Sizes, Half-Mass Densities, and Mass Functions of Star Clusters in the Merger Remnant NGC 1316: Clues to the Fate of Second-Generation Globular Clusters
Abstract
We study mass functions of globular clusters derived from HST/ACS images of the early-type merger remnant galaxy NGC 1316 which hosts a significant population of metal-rich globular clusters of intermediate age (~3 Gyr). For the old, metal-poor (`blue') clusters, the peak mass of the mass function Mp increases with internal half-mass density rhoh as (Mp proportional to rhoh0.44) whereas it stays approximately constant with galactocentric distance Rgal. The mass functions of these clusters are consistent with a simple scenario in which they formed with a Schechter initial mass function and evolved subsequently by internal two-body relaxation. For the intermediate-age population of metal-rich ("red") clusters, the faint end of the previously reported power-law luminosity function of the clusters with Rgal > 9 kpc is due to many of those clusters having radii larger than the theoretical maximum value imposed by the tidal field of NGC 1316 at their Rgal. This renders disruption by two-body relaxation ineffective. Only a few such diffuse clusters are found in the inner regions of NGC 1316. Completeness tests indicate that this is a physical effect.
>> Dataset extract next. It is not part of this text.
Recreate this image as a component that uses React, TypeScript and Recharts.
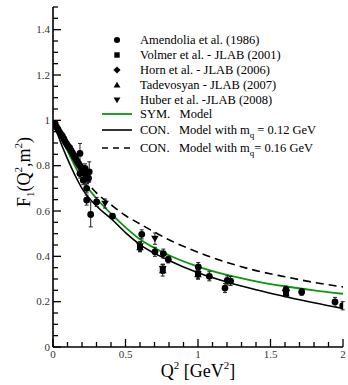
import { ComposedChart, Line, Scatter, XAxis, YAxis, ErrorBar } from 'recharts';

// model curves
const curveQ2 = [0, 0.025, 0.05, 0.1, 0.15, 0.2, 0.3, 0.4, 0.5, 0.6, 0.8, 1.0, 1.2, 1.4, 1.6, 1.8, 2.0];
const symF = [1.0, 0.965, 0.93, 0.865, 0.8, 0.74, 0.655, 0.588, 0.528, 0.475, 0.405, 0.355, 0.318, 0.29, 0.268, 0.25, 0.235];
const con12F = [1.0, 0.953, 0.908, 0.83, 0.76, 0.7, 0.622, 0.567, 0.505, 0.452, 0.382, 0.328, 0.287, 0.253, 0.223, 0.195, 0.17];
const con16F = [1.0, 0.97, 0.94, 0.88, 0.82, 0.76, 0.68, 0.628, 0.58, 0.543, 0.473, 0.418, 0.373, 0.337, 0.31, 0.285, 0.265];

// experimental points
const amendoliaQ2 = [0.015, 0.025, 0.035, 0.045, 0.055, 0.065, 0.075, 0.085, 0.095, 0.105, 0.115, 0.125, 0.135, 0.145, 0.155, 0.165, 0.175, 0.185, 0.195, 0.205, 0.215, 0.23, 0.245,
  0.186, 0.221, 0.25, 0.186, 0.209, 0.232, 0.232, 0.26, 0.301, 0.41, 0.612, 0.703, 0.761, 0.795, 1.002, 1.078, 1.186, 1.202, 1.225, 1.607, 1.715, 1.945, 1.998];
const amendoliaF = [0.985, 0.97, 0.96, 0.948, 0.938, 0.93, 0.918, 0.905, 0.895, 0.885, 0.878, 0.866, 0.855, 0.843, 0.833, 0.82, 0.81, 0.8, 0.79, 0.78, 0.77, 0.755, 0.745,
  0.854, 0.788, 0.773, 0.765, 0.736, 0.7, 0.648, 0.585, 0.64, 0.577, 0.497, 0.42, 0.412, 0.386, 0.353, 0.312, 0.26, 0.294, 0.291, 0.253, 0.243, 0.199, 0.182];
const amendoliaErr = [0.008, 0.008, 0.009, 0.009, 0.01, 0.01, 0.01, 0.011, 0.011, 0.012, 0.012, 0.012, 0.013, 0.013, 0.014, 0.014, 0.015, 0.015, 0.016, 0.016, 0.017, 0.018, 0.019,
  0.044, 0.02, 0.044, 0.02, 0.02, 0.02, 0.022, 0.055, 0.02, 0.01, 0.02, 0.02, 0.02, 0.015, 0.02, 0.02, 0.02, 0.02, 0.02, 0.015, 0.015, 0.02, 0.018];

const volmerQ2 = [0.6, 0.757, 1.0, 1.607];
const volmerF = [0.441, 0.345, 0.324, 0.238];
const volmerErr = [0.02, 0.02, 0.02, 0.015];

const hornQ2 = [1.607];
const hornF = [0.248];
const hornErr = [0.015];

const tadevosyanQ2 = [0.6, 0.757, 1.0, 1.607];
const tadevosyanF = [0.44, 0.338, 0.32, 0.236];
const tadevosyanErr = [0.02, 0.025, 0.02, 0.015];

const huberQ2 = [0.359, 0.703, 0.6, 0.757, 1.0, 1.607];
const huberF = [0.633, 0.478, 0.445, 0.345, 0.32, 0.24];
const huberErr = [0.02, 0.025, 0.02, 0.02, 0.02, 0.015];

// axes
const xLabelTicks = [0, 0.5, 1, 1.5, 2];
const yLabelTicks = [0, 0.2, 0.4, 0.6, 0.8, 1, 1.2, 1.4];
const xAllTicks = Array.from({ length: 21 }, (_, i) => i / 10);
const yAllTicks = Array.from({ length: 31 }, (_, i) => Math.round(i * 5) / 100);

const FONT = '"Liberation Serif", "DejaVu Serif", serif';
const GREEN = '#0a980a';

const zip = (q: number[], f: number[], e?: number[]) =>
  q.map((v, i) => ({ q2: v, f: f[i], err: e ? e[i] : 0 }));

const isMajor = (list: number[], v: number) => list.some((t) => Math.abs(t - v) < 1e-6);

type Kind = 'circle' | 'square' | 'diamond' | 'up' | 'down';

function Marker({ kind, cx, cy, s = 1 }: { kind: Kind; cx: number; cy: number; s?: number }) {
  if (kind === 'circle') return <circle cx={cx} cy={cy} r={3.4 * s} fill="#000" />;
  if (kind === 'square') return <rect x={cx - 3 * s} y={cy - 3 * s} width={6 * s} height={6 * s} fill="#000" />;
  if (kind === 'diamond') {
    const d = 4 * s;
    return <polygon points={`${cx},${cy - d} ${cx + d},${cy} ${cx},${cy + d} ${cx - d},${cy}`} fill="#000" />;
  }
  const h = 3.6 * s;
  const w = 3.8 * s;
  if (kind === 'up') return <polygon points={`${cx},${cy - h} ${cx + w},${cy + h * 0.8} ${cx - w},${cy + h * 0.8}`} fill="#000" />;
  return <polygon points={`${cx},${cy + h} ${cx + w},${cy - h * 0.8} ${cx - w},${cy - h * 0.8}`} fill="#000" />;
}

function YTick(props: any) {
  const { x, y, payload } = props;
  const v = payload.value;
  const major = isMajor(yLabelTicks, v);
  const ax = x + 4;
  return (
    <g>
      <line x1={ax} x2={ax + (major ? 8 : 5)} y1={y} y2={y} stroke="#000" strokeWidth={1.3} />
      {major && (
        <text x={ax - 3} y={y + 3.5} textAnchor="end" fontSize={11} fontFamily={FONT} fill="#333">
          {String(v)}
        </text>
      )}
    </g>
  );
}

function XTick(props: any) {
  const { x, y, payload } = props;
  const v = payload.value;
  const major = isMajor(xLabelTicks, v);
  const ay = y - 4;
  return (
    <g>
      <line x1={x} x2={x} y1={ay} y2={ay - (major ? 8 : 5)} stroke="#000" strokeWidth={1.3} />
      {major && (
        <text x={x} y={ay + 11} textAnchor="middle" fontSize={11} fontFamily={FONT} fill="#333">
          {String(v)}
        </text>
      )}
    </g>
  );
}

const series: { name: string; kind: Kind; data: { q2: number; f: number; err: number }[] }[] = [
  { name: 'Amendolia et al. (1986)', kind: 'circle', data: zip(amendoliaQ2, amendoliaF, amendoliaErr) },
  { name: 'Volmer et al. - JLAB (2001)', kind: 'square', data: zip(volmerQ2, volmerF, volmerErr) },
  { name: 'Horn et al. - JLAB (2006)', kind: 'diamond', data: zip(hornQ2, hornF, hornErr) },
  { name: 'Tadevosyan - JLAB (2007)', kind: 'up', data: zip(tadevosyanQ2, tadevosyanF, tadevosyanErr) },
  { name: 'Huber et al. -JLAB (2008)', kind: 'down', data: zip(huberQ2, huberF, huberErr) },
];

export default function App() {
  const legendX = 117;
  const textX = 140;
  return (
    <div style={{ position: 'absolute', left: 0, top: 0, width: 348, height: 385, background: '#fff' }}>
      <ComposedChart width={348} height={385} margin={{ top: 7, right: 5, left: 0, bottom: 0 }}>
        <XAxis
          type="number"
          dataKey="q2"
          domain={[0, 2]}
          ticks={xAllTicks}
          interval={0}
          tickSize={0}
          tickMargin={4}
          tickLine={false}
          tick={<XTick />}
          height={38}
          axisLine={{ stroke: '#000', strokeWidth: 1.6 }}
          allowDataOverflow
        />
        <YAxis
          type="number"
          dataKey="f"
          domain={[0, 1.5]}
          ticks={yAllTicks}
          interval={0}
          tickSize={0}
          tickMargin={4}
          tickLine={false}
          tick={<YTick />}
          width={53}
          axisLine={{ stroke: '#000', strokeWidth: 1.6 }}
          allowDataOverflow
        />
        <Line data={zip(curveQ2, con16F)} dataKey="f" type="monotone" stroke="#000" strokeWidth={1.6} strokeDasharray="8 5" dot={false} isAnimationActive={false} />
        <Line data={zip(curveQ2, con12F)} dataKey="f" type="monotone" stroke="#000" strokeWidth={1.6} dot={false} isAnimationActive={false} />
        <Line data={zip(curveQ2, symF)} dataKey="f" type="monotone" stroke={GREEN} strokeWidth={1.8} dot={false} isAnimationActive={false} />
        {series.map((s) => (
          <Scatter
            key={s.name}
            data={s.data}
            dataKey="f"
            isAnimationActive={false}
            shape={(p: any) => <Marker kind={s.kind} cx={p.cx} cy={p.cy} />}
          >
            <ErrorBar dataKey="err" direction="y" width={2} stroke="#222" strokeWidth={1} />
          </Scatter>
        ))}
      </ComposedChart>
      <svg width={348} height={385} style={{ position: 'absolute', left: 0, top: 0, pointerEvents: 'none' }} fontFamily={FONT}>
        {series.map((s, i) => (
          <g key={s.name}>
            <Marker kind={s.kind} cx={legendX} cy={40 + i * 15} s={0.9} />
            <text x={textX} y={44 + i * 15} fontSize={12.5} fill="#000">{s.name}</text>
          </g>
        ))}
        <line x1={102} x2={132} y1={114} y2={114} stroke={GREEN} strokeWidth={1.8} />
        <text x={textX} y={118} fontSize={12.5} style={{ whiteSpace: 'pre' }}>SYM.   Model</text>
        <line x1={102} x2={132} y1={130} y2={130} stroke="#000" strokeWidth={1.6} />
        <text x={textX} y={134} fontSize={12.5} style={{ whiteSpace: 'pre' }}>
          CON.   Model with m<tspan dy={4} fontSize={9}>q</tspan><tspan dy={-4}> = 0.12 GeV</tspan>
        </text>
        <line x1={102} x2={132} y1={148} y2={148} stroke="#000" strokeWidth={1.6} strokeDasharray="6 5" />
        <text x={textX} y={152} fontSize={12.5} style={{ whiteSpace: 'pre' }}>
          CON.   Model with m<tspan dy={4} fontSize={9}>q</tspan><tspan dy={-4}>= 0.16 GeV</tspan>
        </text>
        <text x={198} y={377} fontSize={18} textAnchor="middle">
          Q<tspan dy={-8} fontSize={11}>2</tspan><tspan dy={8}> [GeV</tspan><tspan dy={-8} fontSize={11}>2</tspan><tspan dy={8}>]</tspan>
        </text>
        <text x={30} y={172} fontSize={18} textAnchor="middle" transform="rotate(-90 30 172)">
          F<tspan dy={4} fontSize={11}>1</tspan><tspan dy={-4}>(Q</tspan><tspan dy={-8} fontSize={11}>2</tspan><tspan dy={8}>,m</tspan><tspan dy={-8} fontSize={11}>2</tspan><tspan dy={8}>)</tspan>
        </text>
      </svg>
    </div>
  );
}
Using comparisons with star clusters in other galaxies and cluster disruption calculations using published models, we hypothesize that most red clusters in the low-rhoh tail of the initial distribution have already been destroyed in the inner regions of NGC 1316 by tidal shocking, and that several remaining low-rhoh clusters will evolve dynamically to become similar to "faint fuzzies" that exist in several lenticular galaxies. Finally, we discuss the nature of diffuse red clusters in early-type galaxies.